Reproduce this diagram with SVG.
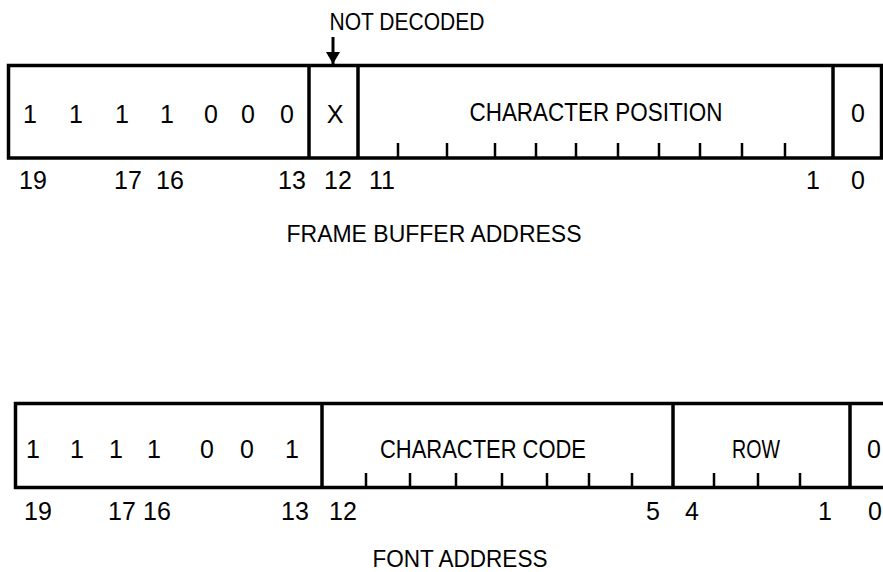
<svg xmlns="http://www.w3.org/2000/svg" width="883" height="572" viewBox="0 0 883 572">
<defs>
<style>
.box{fill:none;stroke:#000;stroke-width:3.5}
.div{stroke:#000;stroke-width:3.5}
.tick{stroke:#000;stroke-width:2.5}
text{font-family:"Liberation Sans",Arial,sans-serif;fill:#000;text-anchor:middle}
.v{font-size:25px}
.lbl{font-size:25px}
.ttl{font-size:24px}
</style>
<marker id="ah" viewBox="0 0 12 14" refX="12" refY="7" markerWidth="12" markerHeight="14" markerUnits="userSpaceOnUse" orient="auto">
<path d="M0,0 L12,7 L0,14 z" fill="#000"/>
</marker>
</defs>
<rect width="883" height="572" fill="#fff"/>

<g id="frame-buffer-address">
<rect class="box" x="8.5" y="65.5" width="873" height="92.5"/>
<line class="div" x1="309" y1="65" x2="309" y2="158"/>
<line class="div" x1="358" y1="65" x2="358" y2="158"/>
<line class="div" x1="833" y1="65" x2="833" y2="158"/>
<g id="fb-prefix" class="v">
<text x="30" y="123">1</text><text x="76" y="123">1</text><text x="122" y="123">1</text><text x="167" y="123">1</text>
<text x="211" y="123">0</text><text x="248" y="123">0</text><text x="287" y="123">0</text>
</g>
<text id="fb-x" class="v" x="335" y="123">X</text>
<g id="fb-charpos">
<text class="v" x="596" y="121" textLength="253" lengthAdjust="spacingAndGlyphs">CHARACTER POSITION</text>
<line class="tick" x1="398" y1="143" x2="398" y2="158"/><line class="tick" x1="447" y1="143" x2="447" y2="158"/>
<line class="tick" x1="495" y1="143" x2="495" y2="158"/><line class="tick" x1="536" y1="143" x2="536" y2="158"/>
<line class="tick" x1="576" y1="143" x2="576" y2="158"/><line class="tick" x1="618" y1="143" x2="618" y2="158"/>
<line class="tick" x1="659" y1="143" x2="659" y2="158"/><line class="tick" x1="700" y1="143" x2="700" y2="158"/>
<line class="tick" x1="742" y1="143" x2="742" y2="158"/><line class="tick" x1="785" y1="143" x2="785" y2="158"/>
</g>
<text id="fb-bit0" class="v" x="858" y="122">0</text>
<g id="fb-bits" class="lbl">
<text x="33" y="189">19</text><text x="128" y="189">17</text><text x="170" y="189">16</text>
<text x="292" y="189">13</text><text x="338" y="189">12</text><text x="382" y="189">11</text>
<text x="813" y="189">1</text><text x="858" y="189">0</text>
</g>
<text id="fb-title" class="ttl" x="434" y="242" textLength="295" lengthAdjust="spacingAndGlyphs">FRAME BUFFER ADDRESS</text>
</g>

<g id="not-decoded">
<text class="ttl" x="407" y="30" textLength="155" lengthAdjust="spacingAndGlyphs">NOT DECODED</text>
</g>

<g id="connectors">
<line x1="333" y1="37" x2="333" y2="64" stroke="#000" stroke-width="3" marker-end="url(#ah)"/>
</g>

<g id="font-address">
<path class="box" d="M883,403.5 H15.5 V487.5 H883"/>
<line class="div" x1="322" y1="403" x2="322" y2="488"/>
<line class="div" x1="673" y1="403" x2="673" y2="488"/>
<line class="div" x1="850" y1="403" x2="850" y2="488"/>
<g id="fa-prefix" class="v">
<text x="33" y="458">1</text><text x="77" y="458">1</text><text x="116" y="458">1</text><text x="154" y="458">1</text>
<text x="207" y="458">0</text><text x="247" y="458">0</text><text x="292" y="458">1</text>
</g>
<g id="fa-charcode">
<text class="v" x="483" y="458" textLength="206" lengthAdjust="spacingAndGlyphs">CHARACTER CODE</text>
<line class="tick" x1="366" y1="473" x2="366" y2="488"/><line class="tick" x1="410" y1="473" x2="410" y2="488"/>
<line class="tick" x1="456" y1="473" x2="456" y2="488"/><line class="tick" x1="502" y1="473" x2="502" y2="488"/>
<line class="tick" x1="547" y1="473" x2="547" y2="488"/><line class="tick" x1="589" y1="473" x2="589" y2="488"/>
<line class="tick" x1="632" y1="473" x2="632" y2="488"/>
</g>
<g id="fa-row">
<text class="v" x="756" y="458" textLength="48" lengthAdjust="spacingAndGlyphs">ROW</text>
<line class="tick" x1="714" y1="473" x2="714" y2="488"/><line class="tick" x1="758" y1="473" x2="758" y2="488"/>
<line class="tick" x1="800" y1="473" x2="800" y2="488"/>
</g>
<text id="fa-bit0" class="v" x="874" y="458">0</text>
<g id="fa-bits" class="lbl">
<text x="38" y="520">19</text><text x="122" y="520">17</text><text x="157" y="520">16</text>
<text x="295" y="520">13</text><text x="343" y="520">12</text>
<text x="653" y="520">5</text><text x="692" y="520">4</text>
<text x="825" y="520">1</text><text x="875" y="520">0</text>
</g>
<text id="fa-title" class="ttl" x="460" y="567" textLength="175" lengthAdjust="spacingAndGlyphs">FONT ADDRESS</text>
</g>
</svg>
━━━━━━━━━━━━━━━━
**Instructions for the task:**
Set every line down exactly as written, leaving each picture out.

**Full solution:**
Reproduce this diagram with SVG.
<svg xmlns="http://www.w3.org/2000/svg" width="883" height="572" viewBox="0 0 883 572">
<defs>
<style>
.box{fill:none;stroke:#000;stroke-width:3.5}
.div{stroke:#000;stroke-width:3.5}
.tick{stroke:#000;stroke-width:2.5}
text{font-family:"Liberation Sans",Arial,sans-serif;fill:#000;text-anchor:middle}
.v{font-size:25px}
.lbl{font-size:25px}
.ttl{font-size:24px}
</style>
<marker id="ah" viewBox="0 0 12 14" refX="12" refY="7" markerWidth="12" markerHeight="14" markerUnits="userSpaceOnUse" orient="auto">
<path d="M0,0 L12,7 L0,14 z" fill="#000"/>
</marker>
</defs>
<rect width="883" height="572" fill="#fff"/>

<g id="frame-buffer-address">
<rect class="box" x="8.5" y="65.5" width="873" height="92.5"/>
<line class="div" x1="309" y1="65" x2="309" y2="158"/>
<line class="div" x1="358" y1="65" x2="358" y2="158"/>
<line class="div" x1="833" y1="65" x2="833" y2="158"/>
<g id="fb-prefix" class="v">
<text x="30" y="123">1</text><text x="76" y="123">1</text><text x="122" y="123">1</text><text x="167" y="123">1</text>
<text x="211" y="123">0</text><text x="248" y="123">0</text><text x="287" y="123">0</text>
</g>
<text id="fb-x" class="v" x="335" y="123">X</text>
<g id="fb-charpos">
<text class="v" x="596" y="121" textLength="253" lengthAdjust="spacingAndGlyphs">CHARACTER POSITION</text>
<line class="tick" x1="398" y1="143" x2="398" y2="158"/><line class="tick" x1="447" y1="143" x2="447" y2="158"/>
<line class="tick" x1="495" y1="143" x2="495" y2="158"/><line class="tick" x1="536" y1="143" x2="536" y2="158"/>
<line class="tick" x1="576" y1="143" x2="576" y2="158"/><line class="tick" x1="618" y1="143" x2="618" y2="158"/>
<line class="tick" x1="659" y1="143" x2="659" y2="158"/><line class="tick" x1="700" y1="143" x2="700" y2="158"/>
<line class="tick" x1="742" y1="143" x2="742" y2="158"/><line class="tick" x1="785" y1="143" x2="785" y2="158"/>
</g>
<text id="fb-bit0" class="v" x="858" y="122">0</text>
<g id="fb-bits" class="lbl">
<text x="33" y="189">19</text><text x="128" y="189">17</text><text x="170" y="189">16</text>
<text x="292" y="189">13</text><text x="338" y="189">12</text><text x="382" y="189">11</text>
<text x="813" y="189">1</text><text x="858" y="189">0</text>
</g>
<text id="fb-title" class="ttl" x="434" y="242" textLength="295" lengthAdjust="spacingAndGlyphs">FRAME BUFFER ADDRESS</text>
</g>

<g id="not-decoded">
<text class="ttl" x="407" y="30" textLength="155" lengthAdjust="spacingAndGlyphs">NOT DECODED</text>
</g>

<g id="connectors">
<line x1="333" y1="37" x2="333" y2="64" stroke="#000" stroke-width="3" marker-end="url(#ah)"/>
</g>

<g id="font-address">
<path class="box" d="M883,403.5 H15.5 V487.5 H883"/>
<line class="div" x1="322" y1="403" x2="322" y2="488"/>
<line class="div" x1="673" y1="403" x2="673" y2="488"/>
<line class="div" x1="850" y1="403" x2="850" y2="488"/>
<g id="fa-prefix" class="v">
<text x="33" y="458">1</text><text x="77" y="458">1</text><text x="116" y="458">1</text><text x="154" y="458">1</text>
<text x="207" y="458">0</text><text x="247" y="458">0</text><text x="292" y="458">1</text>
</g>
<g id="fa-charcode">
<text class="v" x="483" y="458" textLength="206" lengthAdjust="spacingAndGlyphs">CHARACTER CODE</text>
<line class="tick" x1="366" y1="473" x2="366" y2="488"/><line class="tick" x1="410" y1="473" x2="410" y2="488"/>
<line class="tick" x1="456" y1="473" x2="456" y2="488"/><line class="tick" x1="502" y1="473" x2="502" y2="488"/>
<line class="tick" x1="547" y1="473" x2="547" y2="488"/><line class="tick" x1="589" y1="473" x2="589" y2="488"/>
<line class="tick" x1="632" y1="473" x2="632" y2="488"/>
</g>
<g id="fa-row">
<text class="v" x="756" y="458" textLength="48" lengthAdjust="spacingAndGlyphs">ROW</text>
<line class="tick" x1="714" y1="473" x2="714" y2="488"/><line class="tick" x1="758" y1="473" x2="758" y2="488"/>
<line class="tick" x1="800" y1="473" x2="800" y2="488"/>
</g>
<text id="fa-bit0" class="v" x="874" y="458">0</text>
<g id="fa-bits" class="lbl">
<text x="38" y="520">19</text><text x="122" y="520">17</text><text x="157" y="520">16</text>
<text x="295" y="520">13</text><text x="343" y="520">12</text>
<text x="653" y="520">5</text><text x="692" y="520">4</text>
<text x="825" y="520">1</text><text x="875" y="520">0</text>
</g>
<text id="fa-title" class="ttl" x="460" y="567" textLength="175" lengthAdjust="spacingAndGlyphs">FONT ADDRESS</text>
</g>
</svg>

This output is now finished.